Space For Rent
Friday, April 1, 2016, Chaitra 18, 1422 BS, Jamadius Sani 22, 1437 Hijri


The importance of intellectual journalism
Published :Friday, 1 April, 2016,  Time : 12:00 AM  View Count : 33

Roads and Bridges Minister Obaidul Quader is of the opinion that journalism in Bangladesh is falling short of its standards. Media people these days, he believes, are much like politicians in that they do not have enough of a grasp of issues that matter. The minister is not too far wrong and what he says about journalists as well as the practitioners of politics holds much water in our times. For the moment, we will let politicians be and focus instead on those who happen to have taken up journalism as a profession.
A major problem with journalism today is a preoccupation with instant reports. All too often --- and this again has to do with the ubiquity of television --- newsmen are in a huge rush to get ahead of one another in a search for the sensational. Ratings are all. It is a trend which appears to have taken hold of such other media outlets as online journalism. While it is certainly understandable that any organization must be in a fiercely competitive mood in order to stay afloat, it is equally to be noted that an obsession with speed often comes at the expense of well-reasoned opinion. A glaring example here is the manner in which television talk shows are conducted. There are presenters who question their guests with the gusto and knowledge one expects of them. But their number is small and what we have before us are presenters whose very style of questioning participants on their shows betrays a lack of adequate understanding of the subjects before them.
In the 1950s, if not earlier, and all the way to the mid-1970s, there was a certain verve in journalism because of the fact that newsmen in those times made sure that the issues, national as well as global, were on their fingertips. Their broad surveys of the world held many of them up as scholars in the real sense, individuals who were taken seriously by others and especially politicians. In the 1960s, there were bold journalists in what used to be East Pakistan who felt intimidated not at all by the powerful and the influential and that despite the absence of democracy as we know it today. Some of those newsmen were bold enough to put tough questions to such men of power as dictators and even to let them know why and where they were going wrong.

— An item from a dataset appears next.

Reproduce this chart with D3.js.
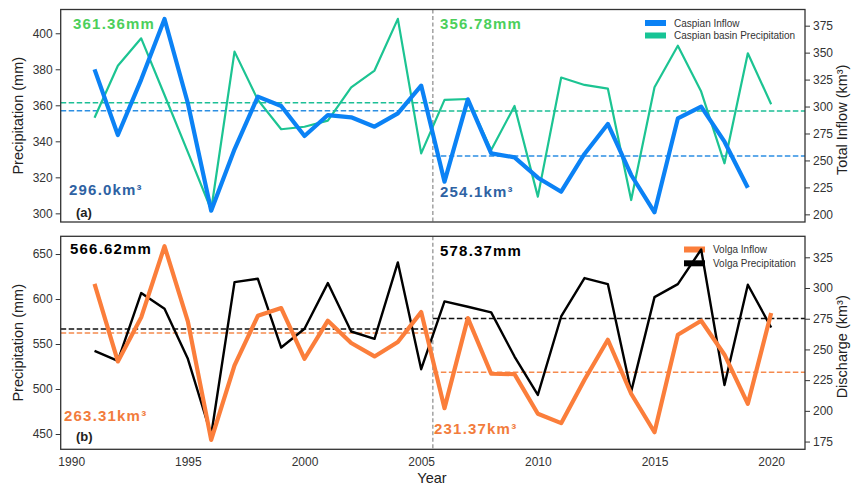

The point here is that when journalists are intellectually powerful and have clear opinions on the issues facing the world, the media world thrives. The reality for us today, however, is that there is somewhat an absence of courage and therefore confidence in many journalists themselves. Ministers and other political elements are as a rule not subjected to grilling when they should be by journalists. Besides, a significant point we cannot overlook here is that journalism goes haywire when political partisanship rather than unadulterated professionalism comes into play. Of course, journalists have political opinions just like people in any other professional field. But the difficulty arises when their political baggage gets the better of their objectivity.
But let there be a caveat here. Journalists today have a whole arsenal of information before them compared to those who came into the profession in earlier times. They only need to master it all and give it their distinctive interpretation. And that comes with a deep study of the issues defining these times.